Second, as Queen with influence over government appointments and court patronage, Marie-Antoinette strongly championed her favorites at the expense of those who incurred her disfavor. Her leverage with the King increased with the birth of her first two children, a daughter in 1778 and a son in 1781, and by 1783 Marie-Antoinette could claim to have had a role in recruiting three government ministers. Such interventions won her supporters, but also created enemies who feared that she would purge them from office or strip them of court favors to which they felt entitled.
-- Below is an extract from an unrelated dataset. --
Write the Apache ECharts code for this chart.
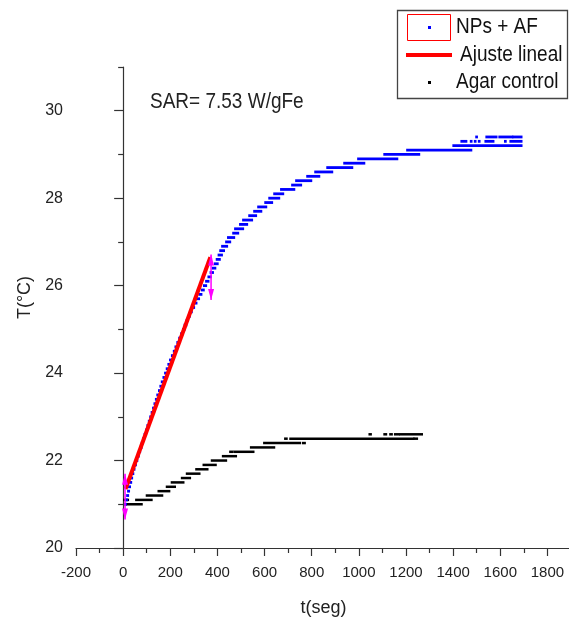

Finally, once Marie-Antoinette’s brother, Joseph II, took overall command of the Austrian state following the death of Maria Theresa in 1780, he pursued an expansionist foreign policy that not only clashed with French interests, but also raised questions about the loyalty of Marie-Antoinette, since on multiple occasions Joseph asked her to garner French support for his adventures. Indeed, beginning in the early 1780s, false, but widely credited rumors circulated that Marie-Antoinette was sending enormous sums of French government money to Vienna in support of Joseph’s aggression against French allies like Turkey.

Had France not experienced major financial and diplomatic crises at the end of the 1780s, Marie-Antoinette would almost certainly have been spared her fate. But once France entered into a revolutionary spiral in 1787, three factors virtually assured that she would become one of the ensuing Revolution’s victims. First, in the wake of the King’s failure to get his financial plan adopted, Marie-Antoinette acquired more influence in the government that she had ever exercised, which at this critical moment made her seem largely responsible for the monarchy’s slow collapse. Second, far from showing support for the patriotic rising of 1789, Marie-Antoinette sided with the most reactionary members of the government, who sought to repress it. Finally, having always been ‘the Austrian woman,’ Marie-Antoinette fell under immediate suspicion for aiding and abetting France’s enemy, Austria, once war between these two allies erupted in April 1792. If Marie-Antoinette did not ’cause’ the French Revolution, her declining reputation and often unwise decisions certainly helped discredit the Old Regime and made its replacement seem necessary for the salvation of the nation.